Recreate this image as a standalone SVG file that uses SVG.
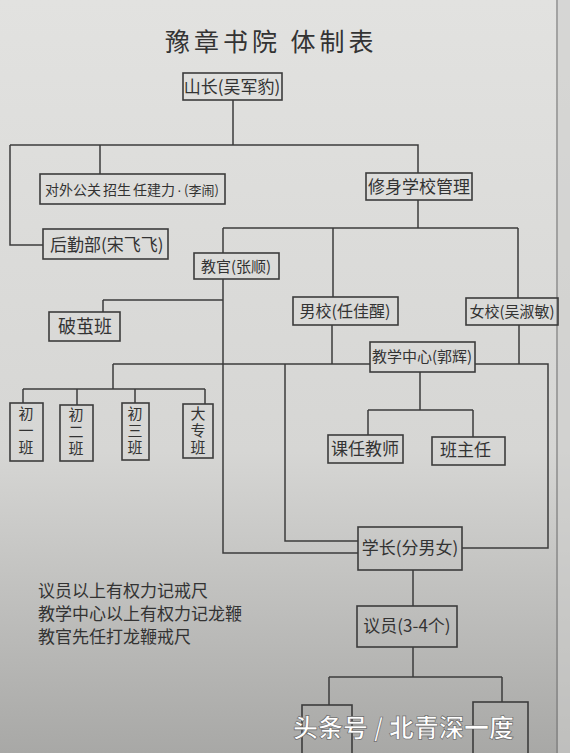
<svg xmlns="http://www.w3.org/2000/svg" width="570" height="753" viewBox="0 0 570 753">
<style>
.box{fill:none;stroke:#3c3c3c;stroke-width:1.6}
.t{font-family:"Noto Sans CJK SC","Noto Sans",sans-serif;fill:#333;font-size:17px}
.c{text-anchor:middle}
.v{font-family:"Noto Sans CJK SC","Noto Sans",sans-serif;fill:#333;font-size:15px;writing-mode:vertical-rl;letter-spacing:2px}
#connectors path{fill:none;stroke:#3c3c3c;stroke-width:1.5}
</style>
<defs>
<linearGradient id="bg" x1="0" y1="0" x2="0" y2="1">
<stop offset="0" stop-color="#e2e2e0"/>
<stop offset="0.6" stop-color="#d6d6d4"/>
<stop offset="1" stop-color="#a8a8a6"/>
</linearGradient>
</defs>
<rect width="570" height="753" fill="url(#bg)"/>
<line x1="557" y1="0" x2="557" y2="753" stroke="#7a7a7a" stroke-width="1.2"/>
<rect x="558" y="0" width="12" height="753" fill="#cfcfcd" opacity="0.6"/>
<text class="t" x="165" y="51" style="font-size:25px;letter-spacing:4px" fill="#3a3a3a">豫章书院 体制表</text>
<g id="connectors">
<path d="M233 100V145M10 145H418V173M100 145V174M10 145V245H43"/>
<path d="M418 200V228M223 228H518M223 228V253M333 228V297M518 228V298"/>
<path d="M223 279V553H358M103 300H223M103 300V312"/>
<path d="M113 364H370M475 364H548V548H462M285 364V541H358M332 325V364M519 325V364"/>
<path d="M113 364V389M23 389H205M23 389V403M77 389V405M135 389V403M205 389V404"/>
<path d="M420 372V410M368 410H473M368 410V435M473 410V437"/>
<path d="M413 570V606M413 647V677M329 677H502M329 677V705M502 677V702"/>
</g>
<g id="shanzhang"><rect class="box" x="183" y="73" width="99" height="27"/><text class="t c" x="232" y="93">山长(吴军豹)</text></g>
<g id="duiwai"><rect class="box" x="40" y="174" width="185" height="30"/><text class="t" y="195" style="font-size:14px"><tspan x="45">对外公关</tspan><tspan x="103">招生</tspan><tspan x="133">任建力</tspan><tspan x="177" style="font-family:'Liberation Sans',sans-serif">·</tspan><tspan x="184" style="font-size:13px">(李闹)</tspan></text></g>
<g id="houqin"><rect class="box" x="43" y="229" width="125" height="30"/><text class="t" x="50" y="251">后勤部(宋飞飞)</text></g>
<g id="xiushen"><rect class="box" x="366" y="173" width="106" height="27"/><text class="t c" x="419" y="193">修身学校管理</text></g>
<g id="jiaoguan"><rect class="box" x="194" y="253" width="85" height="26"/><text class="t c" x="236" y="272" style="font-size:15px">教官(张顺)</text></g>
<g id="pojian"><rect class="box" x="49" y="312" width="71" height="29"/><text class="t c" x="85" y="333" style="font-size:18px">破茧班</text></g>
<g id="nanxiao"><rect class="box" x="293" y="297" width="105" height="28"/><text class="t c" x="345" y="317" style="font-size:16px">男校(任佳醒)</text></g>
<g id="nvxiao"><rect class="box" x="466" y="298" width="92" height="27"/><text class="t c" x="512" y="317" style="font-size:15px">女校(吴淑敏)</text></g>
<g id="jiaoxue"><rect class="box" x="370" y="342" width="105" height="30"/><text class="t c" x="422" y="362" style="font-size:15px">教学中心(郭辉)</text></g>
<g id="chu1"><rect class="box" x="10" y="403" width="33" height="58"/><text class="v" x="26" y="406">初一班</text></g>
<g id="chu2"><rect class="box" x="60" y="405" width="33" height="56"/><text class="v" x="76" y="407">初二班</text></g>
<g id="chu3"><rect class="box" x="122" y="403" width="27" height="57"/><text class="v" x="135" y="406">初三班</text></g>
<g id="dazhuan"><rect class="box" x="183" y="404" width="30" height="54"/><text class="v" x="198" y="406">大专班</text></g>
<g id="keren"><rect class="box" x="328" y="435" width="75" height="28"/><text class="t c" x="365" y="455">课任教师</text></g>
<g id="banzhuren"><rect class="box" x="432" y="437" width="73" height="28"/><text class="t" x="440" y="456">班主任</text></g>
<g id="xuezhang"><rect class="box" x="358" y="527" width="104" height="43"/><text class="t c" x="410" y="554">学长(分男女)</text></g>
<g id="yiyuan"><rect class="box" x="357" y="606" width="100" height="41"/><text class="t c" x="407" y="632">议员(3-4个)</text></g>
<g id="bottom-left"><rect class="box" x="302" y="705" width="50" height="60"/></g>
<g id="bottom-right"><rect class="box" x="473" y="702" width="55" height="60"/></g>
<g id="notes">
<text class="t" x="38" y="597">议员以上有权力记戒尺</text>
<text class="t" x="38" y="620">教学中心以上有权力记龙鞭</text>
<text class="t" x="38" y="643">教官先任打龙鞭戒尺</text>
</g>
<text x="293" y="737" font-family="Noto Sans CJK SC,sans-serif" font-size="25" font-weight="bold" fill="#ffffff" stroke="#6a6a6a" stroke-width="0.7">头条号 / 北青深一度</text>
</svg>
+ + + + + + +
CHALLENGE: All of the material above is to be copied exactly, except for its images.

RESPONSE FOR THIS EXERCISE:
Recreate this image as a standalone SVG file that uses SVG.
<svg xmlns="http://www.w3.org/2000/svg" width="570" height="753" viewBox="0 0 570 753">
<style>
.box{fill:none;stroke:#3c3c3c;stroke-width:1.6}
.t{font-family:"Noto Sans CJK SC","Noto Sans",sans-serif;fill:#333;font-size:17px}
.c{text-anchor:middle}
.v{font-family:"Noto Sans CJK SC","Noto Sans",sans-serif;fill:#333;font-size:15px;writing-mode:vertical-rl;letter-spacing:2px}
#connectors path{fill:none;stroke:#3c3c3c;stroke-width:1.5}
</style>
<defs>
<linearGradient id="bg" x1="0" y1="0" x2="0" y2="1">
<stop offset="0" stop-color="#e2e2e0"/>
<stop offset="0.6" stop-color="#d6d6d4"/>
<stop offset="1" stop-color="#a8a8a6"/>
</linearGradient>
</defs>
<rect width="570" height="753" fill="url(#bg)"/>
<line x1="557" y1="0" x2="557" y2="753" stroke="#7a7a7a" stroke-width="1.2"/>
<rect x="558" y="0" width="12" height="753" fill="#cfcfcd" opacity="0.6"/>
<text class="t" x="165" y="51" style="font-size:25px;letter-spacing:4px" fill="#3a3a3a">豫章书院 体制表</text>
<g id="connectors">
<path d="M233 100V145M10 145H418V173M100 145V174M10 145V245H43"/>
<path d="M418 200V228M223 228H518M223 228V253M333 228V297M518 228V298"/>
<path d="M223 279V553H358M103 300H223M103 300V312"/>
<path d="M113 364H370M475 364H548V548H462M285 364V541H358M332 325V364M519 325V364"/>
<path d="M113 364V389M23 389H205M23 389V403M77 389V405M135 389V403M205 389V404"/>
<path d="M420 372V410M368 410H473M368 410V435M473 410V437"/>
<path d="M413 570V606M413 647V677M329 677H502M329 677V705M502 677V702"/>
</g>
<g id="shanzhang"><rect class="box" x="183" y="73" width="99" height="27"/><text class="t c" x="232" y="93">山长(吴军豹)</text></g>
<g id="duiwai"><rect class="box" x="40" y="174" width="185" height="30"/><text class="t" y="195" style="font-size:14px"><tspan x="45">对外公关</tspan><tspan x="103">招生</tspan><tspan x="133">任建力</tspan><tspan x="177" style="font-family:'Liberation Sans',sans-serif">·</tspan><tspan x="184" style="font-size:13px">(李闹)</tspan></text></g>
<g id="houqin"><rect class="box" x="43" y="229" width="125" height="30"/><text class="t" x="50" y="251">后勤部(宋飞飞)</text></g>
<g id="xiushen"><rect class="box" x="366" y="173" width="106" height="27"/><text class="t c" x="419" y="193">修身学校管理</text></g>
<g id="jiaoguan"><rect class="box" x="194" y="253" width="85" height="26"/><text class="t c" x="236" y="272" style="font-size:15px">教官(张顺)</text></g>
<g id="pojian"><rect class="box" x="49" y="312" width="71" height="29"/><text class="t c" x="85" y="333" style="font-size:18px">破茧班</text></g>
<g id="nanxiao"><rect class="box" x="293" y="297" width="105" height="28"/><text class="t c" x="345" y="317" style="font-size:16px">男校(任佳醒)</text></g>
<g id="nvxiao"><rect class="box" x="466" y="298" width="92" height="27"/><text class="t c" x="512" y="317" style="font-size:15px">女校(吴淑敏)</text></g>
<g id="jiaoxue"><rect class="box" x="370" y="342" width="105" height="30"/><text class="t c" x="422" y="362" style="font-size:15px">教学中心(郭辉)</text></g>
<g id="chu1"><rect class="box" x="10" y="403" width="33" height="58"/><text class="v" x="26" y="406">初一班</text></g>
<g id="chu2"><rect class="box" x="60" y="405" width="33" height="56"/><text class="v" x="76" y="407">初二班</text></g>
<g id="chu3"><rect class="box" x="122" y="403" width="27" height="57"/><text class="v" x="135" y="406">初三班</text></g>
<g id="dazhuan"><rect class="box" x="183" y="404" width="30" height="54"/><text class="v" x="198" y="406">大专班</text></g>
<g id="keren"><rect class="box" x="328" y="435" width="75" height="28"/><text class="t c" x="365" y="455">课任教师</text></g>
<g id="banzhuren"><rect class="box" x="432" y="437" width="73" height="28"/><text class="t" x="440" y="456">班主任</text></g>
<g id="xuezhang"><rect class="box" x="358" y="527" width="104" height="43"/><text class="t c" x="410" y="554">学长(分男女)</text></g>
<g id="yiyuan"><rect class="box" x="357" y="606" width="100" height="41"/><text class="t c" x="407" y="632">议员(3-4个)</text></g>
<g id="bottom-left"><rect class="box" x="302" y="705" width="50" height="60"/></g>
<g id="bottom-right"><rect class="box" x="473" y="702" width="55" height="60"/></g>
<g id="notes">
<text class="t" x="38" y="597">议员以上有权力记戒尺</text>
<text class="t" x="38" y="620">教学中心以上有权力记龙鞭</text>
<text class="t" x="38" y="643">教官先任打龙鞭戒尺</text>
</g>
<text x="293" y="737" font-family="Noto Sans CJK SC,sans-serif" font-size="25" font-weight="bold" fill="#ffffff" stroke="#6a6a6a" stroke-width="0.7">头条号 / 北青深一度</text>
</svg>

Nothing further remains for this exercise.